Editor's note: Laura Nelson, a French teacher at East High School in Salt Lake City, was among 32 Utah educators who recently visited schools in Finland with Brigham Young University's Center for the Study of Europe. Read the related story here.

In Finland, most young people who choose to enter the teaching profession make that decision before they even leave high school. Potential teachers go through a rigorous application process. They have to have high scores on the matriculation exam, as well as an impressive portfolio of work to demonstrate their academic strengths.

Potential educators are then selected to participate in discussion panels where they might watch a video depicting a particular situation in a school and are then asked to discuss how they would deal with the situation. During these discussions, professors use rubrics to rate the performance of the applicants.

Candidates also complete a personal interview. After all of this, they have a 10 percent chance of being accepted. It is not uncommon for students to try to be admitted multiple times.

Once admitted, students choose to either become elementary or secondary teachers, and their programs are tailored to this choice.

The result of this system is that Finland produces highly qualified and highly respected teachers who are well-prepared and enjoy an autonomy that is unmatched in most of the world.

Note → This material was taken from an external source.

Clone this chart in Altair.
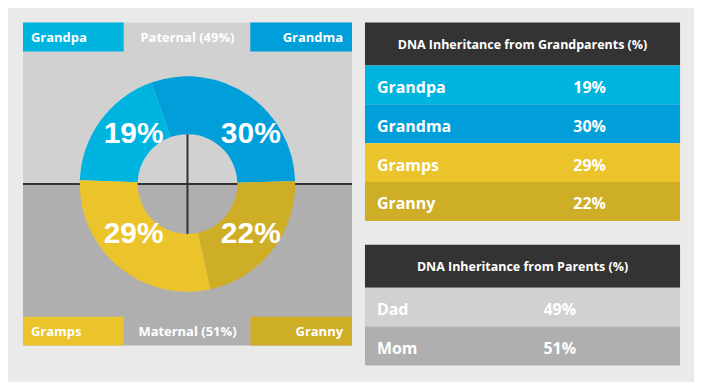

Though we spoke with teachers at the end of the school year when they were obviously ready for summer vacation, they all expressed enthusiasm for their jobs. They felt they had autonomy, respect, good working conditions, and adequate resources for working with difficult student problems.

It seems like we could solve a lot of problems in our system by adopting a similar teacher training process, but I fear it's more complicated than that.

For example, there is still the issue of teacher salaries. In Finland, teacher salaries are comparable to doctors and lawyers. But if you look closer, you realize that doctors in Finland make significantly lower salaries than American doctors. To many Finns, this balance makes sense, but in the U.S., we may still be committed to the idea that the higher the salary, the more respect you gain.

This difference in attitudes should not, however, inhibit our push to get the most qualified teachers possible and provide excellent training. Perhaps we could begin with some version of the Finnish system of candidate selection, to weed out those who perhaps would do better in a different profession.